JOEL KOTKIN: Brexit Will Be Britain’s Fourth Of July.
In many ways, this rebellion’s antecedents include our own revolution, which sought to overturn a distant, and largely unaccountable, bureaucracy. Like Lord North, George III’s prime minister, today’s Eurocratic elites spoke of obligations and fealty to the wisdom of the central imperium. What shocked the centralizers then, and once again today, was the temerity of the governed to challenge the precepts of their betters. . . .

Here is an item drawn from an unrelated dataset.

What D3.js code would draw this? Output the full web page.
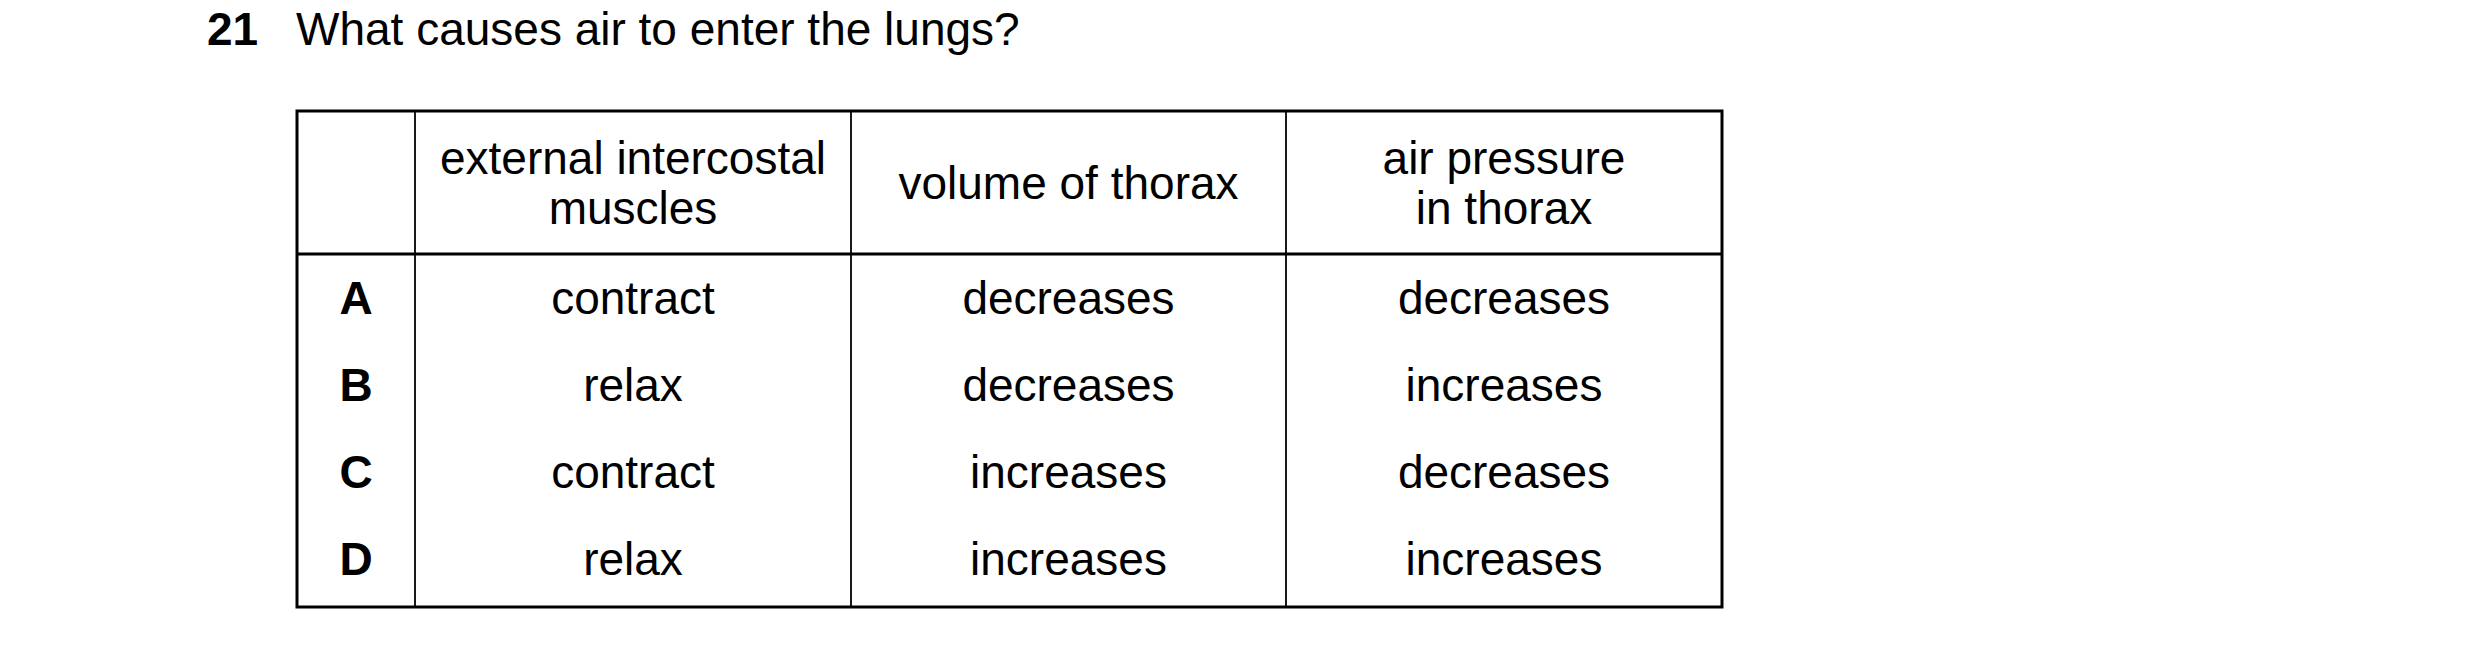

Given the grisly history of internecine warfare on the old continent , the idea of European integration initially had a certain appealing logic. And indeed the early years of integration promised much: greater prosperity, adherence to democracy and even a guarantee that Europe would retain a powerful voice in the world economy and politics. That promise has faded, as Europe remains locked in what appears a more or less permanent cycle of secular decline and stagnation.
Over the past decade, the EU has lagged in terms of both growth and innovation even by our mediocre standards. The EU’s poor performance is recognized well beyond Britain’s borders. Today more than 60 per cent of French voters now hold an unfavorable view of the Union while almost half the electorate in Germany, Spain and the Netherlands have also become Euroskeptic, notes a recent Pew study. In all, these countries’ rejection of the “European project” is even greater than in the UK’s. . . .
These sentiments help explain the rise in support for Brexit. Much of Britain’s hard-pressed middle and working classes are disturbed by the current record immigration, much of it from other EU countries, which has occurred despite Prime Minister David Cameron’s repeated promises to reduce its growth.
Worse, the immigration was a Labour plot to make Britain less British, and its electorate more tractable. More on that here.
Luckily, nothing like that could happen in America.